Massacre at Goda glass factory, Eastern Tigray as part of Tigray war

The Goda massacre was a mass extrajudicial killing that took place at the Goda Bottle and Glass Share Company in Gu'iguna in the Tigray Region of Ethiopia during the Tigray War, on 2 December 2020. Gu'iguna is a hamlet just north of Idaga Hamus town, Eastern zone of Tigray.

==Massacre==
The Eritrean Defence Forces (EDF) killed 19 youngsters and an old man at the Goda Bottle and Glass Share Company (Eastern Tigray) on 2 December 2020. Soon after occupying Idaga Hamus, the Eritrean army started looting the glass factory. On 2 December, 17 teenagers and young men, mostly relatives, were taken from Sasun Betehawariyat, near Idaga Hamus, by EDF soldiers to help to loot the Goda Bottle factory, further up along the road in Gu'iguna. Teame Hagos and Negasi Berihu tried to escape and were immediately shot dead. The other 15 were executed in the evening of 2 December. After transporting the heavy machinery out of the factory, the EDF withdrew on 31 December and the families of the victims could recover the bodies (the 17 youngsters and additional three bodies) and hold a formal gathering for mourning.

Typical massacres committed by Ethiopian and Eritrean soldiers in the Tigray war are (1) revenge when they lose a battle; (2) to terrorise and extract information about whereabouts of TPLF leaders; (3) murder of suspected family members of TDF fighters; and (4) terrorising the Tigray society as a whole such as in case of mass killings in churches. The Goda massacre is part of the fourth category.

==Perpetrators==
Relatives and other villagers interpreted the identity of the perpetrators as Eritrean soldiers – the village elders met the Eritrean commander to negotiate the recovery of the corpses of the victims.

==Victims==
The “Tigray: Atlas of the humanitarian situation” mentions 20 victims, 19 of which have been identified.

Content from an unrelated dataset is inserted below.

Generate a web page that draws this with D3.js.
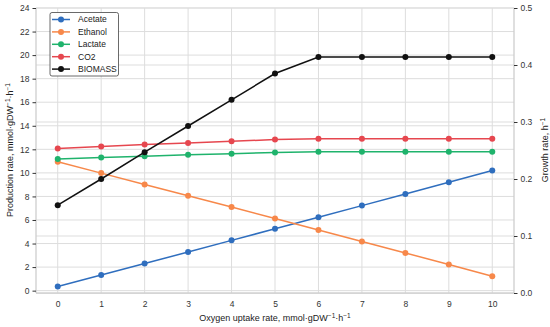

Early January 2021, based on travellers' accounts, Jan Nyssen mentioned that around 1–14 December, 13 boys from Tokot village near Idaga Hamus, aged 12–15, were forced to help EDF soldiers in loading a truck and were then executed. The conditions are very similar with those of the Goda massacre, and it seems to be one event.

==Reactions==
The looting of the Goda factory is mentioned in several media articles. Goda was also visited by NPR journalist Eyder Peralty, as well as Tigrai TV, who interviewed relatives and saw the mass graves of the victims.

After months of denial by the Ethiopian authorities that massacres occurred during the Tigray War, a joint investigation by OHCHR and the Ethiopian Human Rights Commission was announced in March 2021.

While the Ethiopian government promised that Eritrean troops will be pulled out from Tigray, the Eritrean government denies any participation in warfare in Tigray, let alone in massacres.